Des angoisses autour de Baumettes 3

Les Baumettes 2, livrées en 2017, étant déjà victimes de surpopulation, une nouvelle extension, Baumettes 3, ouvrira dans le même secteur à la fin de l’année 2025. «On est très inquiets, confie Éliane Gastaud. On craint de nouvelles nuisances. On voit que le mur pare-vue a été construit de sorte qu’il ne cache pas toute la prison. On voudrait que ce soit le cas. On a demandé aussi à ce que les cellules des détenus qui donnent sur nos maisons soient des cellules occupées par des détenus calmes. Mais on nous a expliqué que ce n’était pas possible de faire le tri.» Pour Éliane Gastaud, «il aurait peut-être mieux fallu construire une prison en dehors de la ville.»

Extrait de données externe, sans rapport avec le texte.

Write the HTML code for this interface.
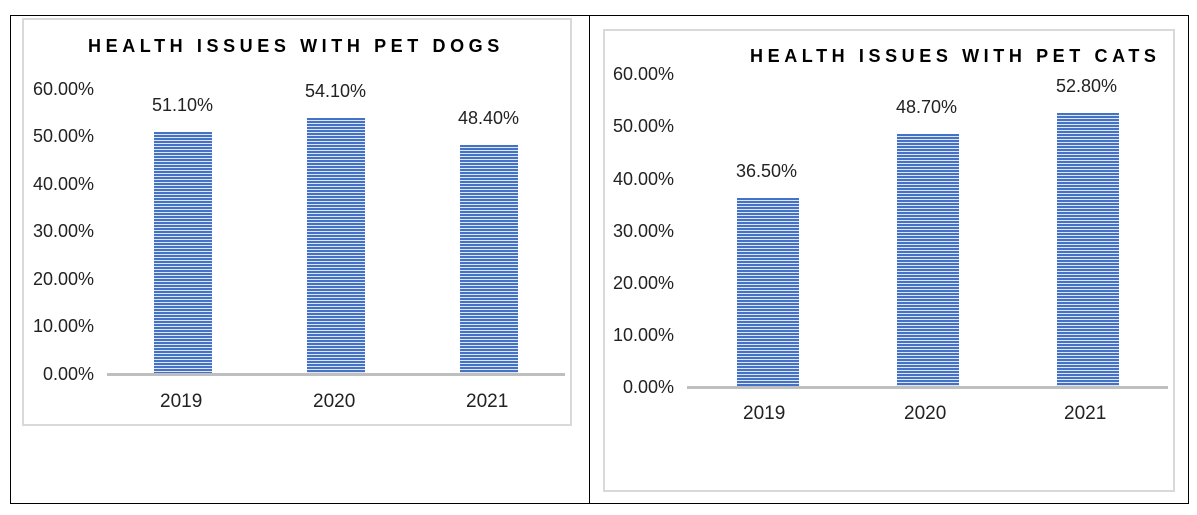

La Marseillaise reconnaît toutefois avoir été associée, via son collectif, à l’élaboration de ce projet. «Mais on va rencontrer des soucis au début, soupire Anne-Marie d’Estienne d’Orves. C’est certain.» «Les contacts entre la direction du centre pénitentiaire des Baumettes et les riverains sont réguliers, affirme de son côté l’administration. En effet, le chef d’établissement reçoit de manière bimensuelle des membres de l’association des riverains pour des temps d’échanges et des appels téléphoniques fréquents permettent également des échanges d’informations. La dernière réunion s’est tenue le 14 mars 2025.»

«Les personnels de l’établissement sont très attentifs aux nuisances sonores dues notamment aux dégradations des fenêtres des cellules par les personnes détenues et apportent des réponses aussi rapides que possible, poursuit cette même source. Les fenêtres dégradées sont réparées dans un délai de 48 heures maximum.» En mars, 35 interventions ont été recensées.